Quote from the first line below through the line that contains "import seaborn as sns", both included, and leave the pictures out.

[DATASET EXCERPT]
#####

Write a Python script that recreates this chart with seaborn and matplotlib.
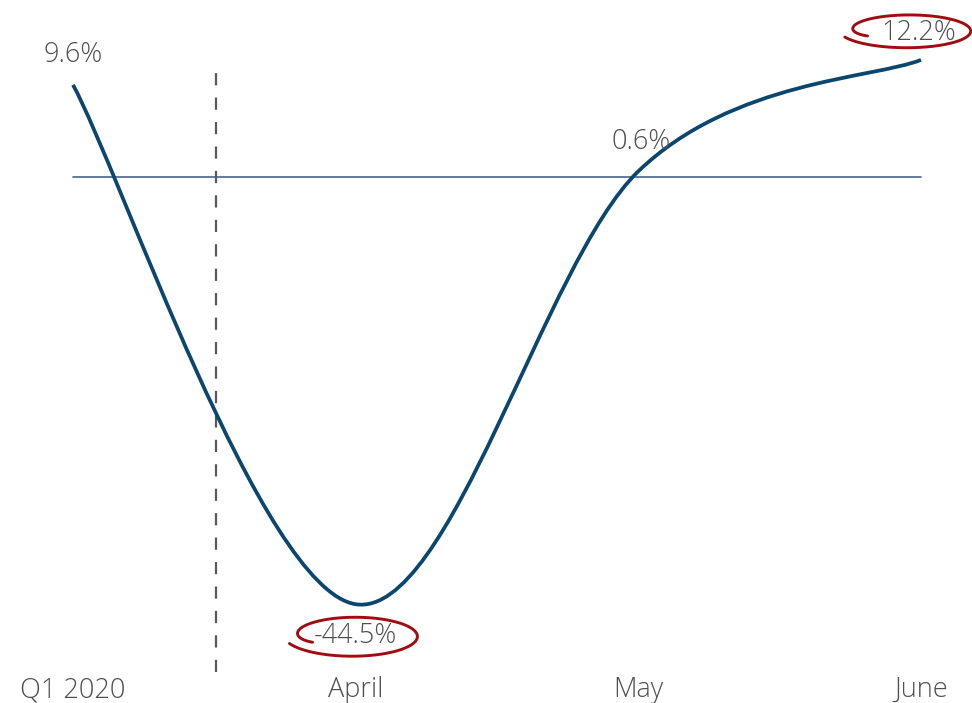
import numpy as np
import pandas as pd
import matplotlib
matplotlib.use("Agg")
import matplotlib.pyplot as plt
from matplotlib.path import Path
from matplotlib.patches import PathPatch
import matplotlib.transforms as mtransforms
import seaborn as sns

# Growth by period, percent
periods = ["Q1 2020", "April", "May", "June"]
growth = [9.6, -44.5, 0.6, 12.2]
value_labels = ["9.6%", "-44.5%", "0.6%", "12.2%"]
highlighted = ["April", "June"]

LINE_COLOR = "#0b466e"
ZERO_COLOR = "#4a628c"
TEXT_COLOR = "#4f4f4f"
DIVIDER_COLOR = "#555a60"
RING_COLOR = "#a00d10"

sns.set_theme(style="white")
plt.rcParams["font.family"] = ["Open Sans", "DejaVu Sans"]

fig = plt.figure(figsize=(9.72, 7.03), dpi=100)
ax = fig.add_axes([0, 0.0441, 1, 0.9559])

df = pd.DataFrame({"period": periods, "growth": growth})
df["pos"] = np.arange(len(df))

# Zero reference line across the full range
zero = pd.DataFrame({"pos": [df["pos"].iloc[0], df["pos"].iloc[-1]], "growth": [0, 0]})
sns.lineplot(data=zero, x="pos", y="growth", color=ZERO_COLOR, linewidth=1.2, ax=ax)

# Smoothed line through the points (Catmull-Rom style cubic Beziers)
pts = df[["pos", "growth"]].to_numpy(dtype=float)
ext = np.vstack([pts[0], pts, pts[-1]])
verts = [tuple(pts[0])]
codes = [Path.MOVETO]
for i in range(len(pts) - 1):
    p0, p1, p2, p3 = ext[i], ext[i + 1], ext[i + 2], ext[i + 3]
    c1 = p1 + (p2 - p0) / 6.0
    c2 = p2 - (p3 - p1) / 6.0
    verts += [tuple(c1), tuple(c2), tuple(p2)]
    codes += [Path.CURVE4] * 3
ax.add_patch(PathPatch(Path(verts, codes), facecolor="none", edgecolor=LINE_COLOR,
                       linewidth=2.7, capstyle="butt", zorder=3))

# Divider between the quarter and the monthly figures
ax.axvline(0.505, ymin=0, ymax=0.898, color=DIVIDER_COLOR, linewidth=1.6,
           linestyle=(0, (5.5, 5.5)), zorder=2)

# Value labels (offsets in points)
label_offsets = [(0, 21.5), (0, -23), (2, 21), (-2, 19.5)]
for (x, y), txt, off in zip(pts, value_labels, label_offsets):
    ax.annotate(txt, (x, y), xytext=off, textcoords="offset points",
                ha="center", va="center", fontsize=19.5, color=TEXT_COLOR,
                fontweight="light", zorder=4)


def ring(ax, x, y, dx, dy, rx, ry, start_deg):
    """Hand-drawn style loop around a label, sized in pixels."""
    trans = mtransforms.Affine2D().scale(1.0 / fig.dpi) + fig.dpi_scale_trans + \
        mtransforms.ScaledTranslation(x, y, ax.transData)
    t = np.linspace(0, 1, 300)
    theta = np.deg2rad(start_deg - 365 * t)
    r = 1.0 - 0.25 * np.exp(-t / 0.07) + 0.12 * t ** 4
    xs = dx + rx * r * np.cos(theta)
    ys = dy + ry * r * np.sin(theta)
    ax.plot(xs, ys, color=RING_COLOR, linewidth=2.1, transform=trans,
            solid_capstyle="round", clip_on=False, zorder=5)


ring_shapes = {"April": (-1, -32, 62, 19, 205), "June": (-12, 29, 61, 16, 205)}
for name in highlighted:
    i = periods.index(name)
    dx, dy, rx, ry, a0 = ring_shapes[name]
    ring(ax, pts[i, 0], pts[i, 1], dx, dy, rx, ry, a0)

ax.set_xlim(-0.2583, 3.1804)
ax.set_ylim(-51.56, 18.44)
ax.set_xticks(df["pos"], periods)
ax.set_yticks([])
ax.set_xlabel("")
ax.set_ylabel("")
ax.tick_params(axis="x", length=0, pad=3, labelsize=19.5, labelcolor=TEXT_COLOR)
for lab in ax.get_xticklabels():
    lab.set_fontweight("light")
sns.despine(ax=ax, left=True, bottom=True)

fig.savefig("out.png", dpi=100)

#####

[THE RESPONSE]
Write a Python script that recreates this chart with seaborn and matplotlib.
import numpy as np
import pandas as pd
import matplotlib
matplotlib.use("Agg")
import matplotlib.pyplot as plt
from matplotlib.path import Path
from matplotlib.patches import PathPatch
import matplotlib.transforms as mtransforms
import seaborn as sns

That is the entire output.